The first placement site was on a slope below Parker Canyon Lake, an open, treeless spot beyond a cattle tank. It was for a 45-year-old man named Jose Carrasco Popocatl, discovered in August of last year, cause of death being “probable hyperthermia,” i.e., heat exhaustion. The remains had been found within about a day and were not decomposed. His surname comes from the Nahuatl language, almost certainly placing his origin in central or southern Mexico. 

The second site was about a half mile north of the border, west of Lochiel. This was a replacement for an original cross that had fallen and separated. Because of recent erosion, the new cross was placed a bit further from the stream bank. This cross was for 33-year-old Jose Adrian Montenegro-Mendez, who’d been shot in the leg and was assumed to have bled to death on the spot. Enciso was not dismayed at the damage to his original cross – “If the cows don’t knock ‘em over – you know they love to scratch on things – then the termites will chew the base.” 

Enciso prefers to not be called an activist but sees himself as an artist and human being, an individual reacting viscerally to these unacknowledged deaths, driven home even further by his first direct encounter with a body in the desert. At 75, he knows he will not finish commemorating every red dot in his lifetime, but still feels called to continue. Checking off every possible site is not his goal; nor is organization-building. Instead, making and placing crosses is a remembrance process for him, each step honoring the life of the one who passed. Asked if he’d transition the work to a successor, he said “no,” that the project should evolve according to the vision of the person doing it. 

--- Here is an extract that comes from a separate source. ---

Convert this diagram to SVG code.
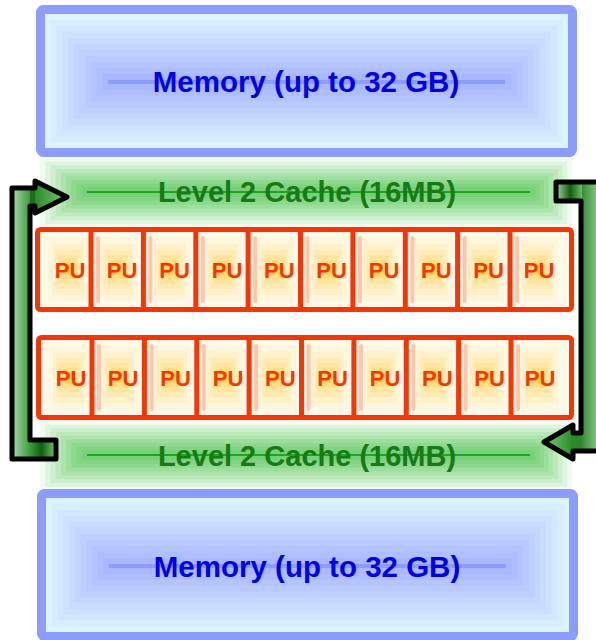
<svg xmlns="http://www.w3.org/2000/svg" xmlns:xlink="http://www.w3.org/1999/xlink" width="596" height="640" viewBox="0 0 596 640">
<style>
.mem{font-family:"Liberation Sans",Arial,sans-serif;font-weight:bold;font-size:29.5px;fill:#0000ee;text-anchor:middle}
.l2{font-family:"Liberation Sans",Arial,sans-serif;font-weight:bold;font-size:29px;fill:#167a16;text-anchor:middle}
.pu{font-family:"Liberation Sans",Arial,sans-serif;font-weight:bold;font-size:22px;fill:#ff3300;text-anchor:middle}
.memborder{fill:none;stroke:#8c9cff;stroke-width:9}
.red{fill:none;stroke:#ff3300;stroke-width:5}
.outline{fill:none;stroke:#000;stroke-width:5;stroke-linejoin:round}
</style>
<defs>
<g id="cell">
<rect x="0" y="0" width="48" height="75" fill="#fffaea"/>
<rect x="4" y="6" width="40" height="63" fill="#fff6dc"/>
<rect x="8" y="12" width="32" height="51" fill="#fff1cc"/>
<rect x="11" y="18" width="26" height="39" fill="#ffebb6"/>
<rect x="14" y="23" width="20" height="29" fill="#ffe59f"/>
<rect x="17" y="28" width="14" height="19" fill="#ffde86"/>
<rect x="20" y="32" width="8" height="11" fill="#ffd766"/>
<rect x="23" y="33" width="2" height="9" fill="#ffcc22"/>
</g>
<rect id="strip" x="0" y="0" width="4" height="67" rx="2" fill="#ffc6ae"/>
<g id="memfill">
<rect x="45" y="14" width="523" height="134" fill="#dcf4ff"/>
<rect x="50.7" y="20" width="511.5" height="122.2" fill="#d7eeff"/>
<rect x="56.5" y="26" width="500.1" height="110.4" fill="#d2e8ff"/>
<rect x="62.2" y="32" width="488.6" height="98.5" fill="#cde2ff"/>
<rect x="67.9" y="38" width="477.2" height="86.7" fill="#c8dcff"/>
<rect x="73.6" y="44" width="465.7" height="74.9" fill="#c3d6ff"/>
<rect x="79.4" y="50" width="454.3" height="63.1" fill="#bdd0ff"/>
<rect x="85.1" y="56" width="442.8" height="51.3" fill="#b8caff"/>
<rect x="90.8" y="62" width="431.4" height="39.5" fill="#b3c4ff"/>
<rect x="96.5" y="68" width="419.9" height="27.6" fill="#aebeff"/>
<rect x="102.3" y="74" width="408.5" height="15.8" fill="#a9b8ff"/>
<rect x="108" y="80" width="397" height="4" fill="#8c9cff"/>
</g>
<g id="cachefill">
<rect x="40" y="158" width="532" height="70" fill="#f2fbf2"/>
<rect x="45.2" y="161.7" width="522.1" height="62.4" fill="#dff5df"/>
<rect x="50.4" y="165.3" width="512.3" height="54.9" fill="#cdefcd"/>
<rect x="55.7" y="169" width="502.3" height="47.3" fill="#bceabc"/>
<rect x="60.9" y="172.7" width="492.4" height="39.7" fill="#ace4ac"/>
<rect x="66.1" y="176.3" width="482.6" height="32.2" fill="#9cde9c"/>
<rect x="71.3" y="180" width="472.7" height="24.7" fill="#8ed98e"/>
<rect x="76.6" y="183.7" width="462.7" height="17.1" fill="#82d482"/>
<rect x="81.8" y="187.3" width="452.9" height="9.6" fill="#78d078"/>
<rect x="87" y="191" width="443" height="2" fill="#1fa51f"/>
</g>
<linearGradient id="gVertL" x1="0" y1="0" x2="1" y2="0"><stop offset="0" stop-color="#a8dca8"/><stop offset="1" stop-color="#3c9c3c"/></linearGradient>
<linearGradient id="gFootL" x1="0" y1="0" x2="1" y2="0"><stop offset="0" stop-color="#3c9c3c"/><stop offset="0.45" stop-color="#0e5e0e"/><stop offset="1" stop-color="#7cc87c"/></linearGradient>
<linearGradient id="gHead" x1="0" y1="0" x2="1" y2="0"><stop offset="0" stop-color="#2a8a2a"/><stop offset="1" stop-color="#76cc76"/></linearGradient>
<linearGradient id="gVertR" x1="0" y1="0" x2="1" y2="0"><stop offset="0" stop-color="#2f8a2f"/><stop offset="1" stop-color="#9ad49a"/></linearGradient>
<linearGradient id="gStemR" x1="0" y1="0" x2="1" y2="0"><stop offset="0" stop-color="#a0d8a0"/><stop offset="0.55" stop-color="#0e5e0e"/><stop offset="1" stop-color="#6abf6a"/></linearGradient>
<linearGradient id="gHeadR" x1="0" y1="0" x2="1" y2="0"><stop offset="0" stop-color="#76cc76"/><stop offset="1" stop-color="#2a8a2a"/></linearGradient>
</defs>

<g id="memory-top">
<use xlink:href="#memfill"/>
<rect class="memborder" x="40.5" y="9.5" width="532" height="143" rx="3"/>
<text class="mem" x="306" y="92">Memory (up to 32 GB)</text>
</g>

<g id="cache-top">
<use xlink:href="#cachefill"/>
<text class="l2" x="307" y="202">Level 2 Cache (16MB)</text>
</g>

<g id="pu-row-1">
<rect x="39.5" y="231.5" width="530" height="76" fill="#fffaea"/>
<use xlink:href="#cell" x="44" y="232"/>
<use xlink:href="#cell" x="93.5" y="232"/>
<use xlink:href="#cell" x="145.9" y="232"/>
<use xlink:href="#cell" x="198.3" y="232"/>
<use xlink:href="#cell" x="250.6" y="232"/>
<use xlink:href="#cell" x="303" y="232"/>
<use xlink:href="#cell" x="355.4" y="232"/>
<use xlink:href="#cell" x="407.8" y="232"/>
<use xlink:href="#cell" x="460.1" y="232"/>
<use xlink:href="#cell" x="514" y="232"/>
<use xlink:href="#strip" x="96" y="236"/>
<use xlink:href="#strip" x="148.4" y="236"/>
<use xlink:href="#strip" x="200.8" y="236"/>
<use xlink:href="#strip" x="253.1" y="236"/>
<use xlink:href="#strip" x="305.5" y="236"/>
<use xlink:href="#strip" x="357.9" y="236"/>
<use xlink:href="#strip" x="410.3" y="236"/>
<use xlink:href="#strip" x="462.6" y="236"/>
<use xlink:href="#strip" x="515" y="236"/>
<rect class="red" x="37.5" y="229.5" width="534" height="80" rx="3"/>
<path class="red" d="M91 229.5V309.5M143.4 229.5V309.5M195.8 229.5V309.5M248.1 229.5V309.5M300.5 229.5V309.5M352.9 229.5V309.5M405.3 229.5V309.5M457.6 229.5V309.5M510 229.5V309.5"/>
<text class="pu" x="70" y="277.5">PU</text>
<text class="pu" x="122" y="277.5">PU</text>
<text class="pu" x="174.5" y="277.5">PU</text>
<text class="pu" x="227" y="277.5">PU</text>
<text class="pu" x="279.3" y="277.5">PU</text>
<text class="pu" x="331.6" y="277.5">PU</text>
<text class="pu" x="384" y="277.5">PU</text>
<text class="pu" x="436.3" y="277.5">PU</text>
<text class="pu" x="488.6" y="277.5">PU</text>
<text class="pu" x="539" y="277.5">PU</text>
</g>

<g id="pu-row-2">
<rect x="40.5" y="340" width="529" height="75" fill="#fffaea"/>
<use xlink:href="#cell" x="45" y="340"/>
<use xlink:href="#cell" x="94.5" y="340"/>
<use xlink:href="#cell" x="146.9" y="340"/>
<use xlink:href="#cell" x="199.3" y="340"/>
<use xlink:href="#cell" x="251.6" y="340"/>
<use xlink:href="#cell" x="304" y="340"/>
<use xlink:href="#cell" x="356.4" y="340"/>
<use xlink:href="#cell" x="408.8" y="340"/>
<use xlink:href="#cell" x="461.1" y="340"/>
<use xlink:href="#cell" x="514.5" y="340"/>
<use xlink:href="#strip" x="97" y="344"/>
<use xlink:href="#strip" x="149.4" y="344"/>
<use xlink:href="#strip" x="201.8" y="344"/>
<use xlink:href="#strip" x="254.1" y="344"/>
<use xlink:href="#strip" x="306.5" y="344"/>
<use xlink:href="#strip" x="358.9" y="344"/>
<use xlink:href="#strip" x="411.3" y="344"/>
<use xlink:href="#strip" x="463.6" y="344"/>
<use xlink:href="#strip" x="516" y="344"/>
<rect class="red" x="38.5" y="337.5" width="533" height="80" rx="3"/>
<path class="red" d="M92 337.5V417.5M144.4 337.5V417.5M196.8 337.5V417.5M249.1 337.5V417.5M301.5 337.5V417.5M353.9 337.5V417.5M406.3 337.5V417.5M458.6 337.5V417.5M511 337.5V417.5"/>
<text class="pu" x="71" y="385.5">PU</text>
<text class="pu" x="123" y="385.5">PU</text>
<text class="pu" x="175.5" y="385.5">PU</text>
<text class="pu" x="228" y="385.5">PU</text>
<text class="pu" x="280.3" y="385.5">PU</text>
<text class="pu" x="332.6" y="385.5">PU</text>
<text class="pu" x="385" y="385.5">PU</text>
<text class="pu" x="437.3" y="385.5">PU</text>
<text class="pu" x="489.6" y="385.5">PU</text>
<text class="pu" x="540" y="385.5">PU</text>
</g>

<g id="cache-bottom">
<use xlink:href="#cachefill" y="263"/>
<text class="l2" x="307" y="466">Level 2 Cache (16MB)</text>
</g>

<g id="memory-bottom">
<use xlink:href="#memfill" x="1" y="484"/>
<rect class="memborder" x="41.5" y="493.5" width="532" height="143" rx="3"/>
<text class="mem" x="307" y="577">Memory (up to 32 GB)</text>
</g>

<g id="connectors">
<g id="arrow-left">
<rect x="12" y="188" width="18" height="271" fill="url(#gVertL)"/>
<rect x="30" y="440" width="26" height="19" fill="url(#gFootL)"/>
<rect x="30" y="188" width="6" height="18" fill="#1e6e1e"/>
<polygon points="35,181 67,197 35,213" fill="url(#gHead)"/>
<path class="outline" d="M12 459V188H35V181L67 197L35 213V206H30V440H56V459Z"/>
</g>
<g id="arrow-right">
<rect x="581" y="182" width="20" height="269" fill="url(#gVertR)"/>
<rect x="556" y="182" width="26" height="19" fill="url(#gStemR)"/>
<rect x="572" y="433" width="10" height="18" fill="#2a8a2a"/>
<polygon points="573,425 544,442 573,459" fill="url(#gHeadR)"/>
<path class="outline" d="M556 182H601V451H573V459L544 442L573 425V433H581V201H556Z"/>
</g>
</g>
</svg>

Over the last several years, the migrant death toll and Enciso’s work have both been reported on by national and international media. Broadening awareness is the real goal of the work, and he appreciates the media who’ve contacted him. For us in Santa Cruz County, the red-dot death maps make the invisible deaths visible. Enciso’s project makes it vividly clear that we move around in a growing, yet highly scattered 1,238-square mile graveyard.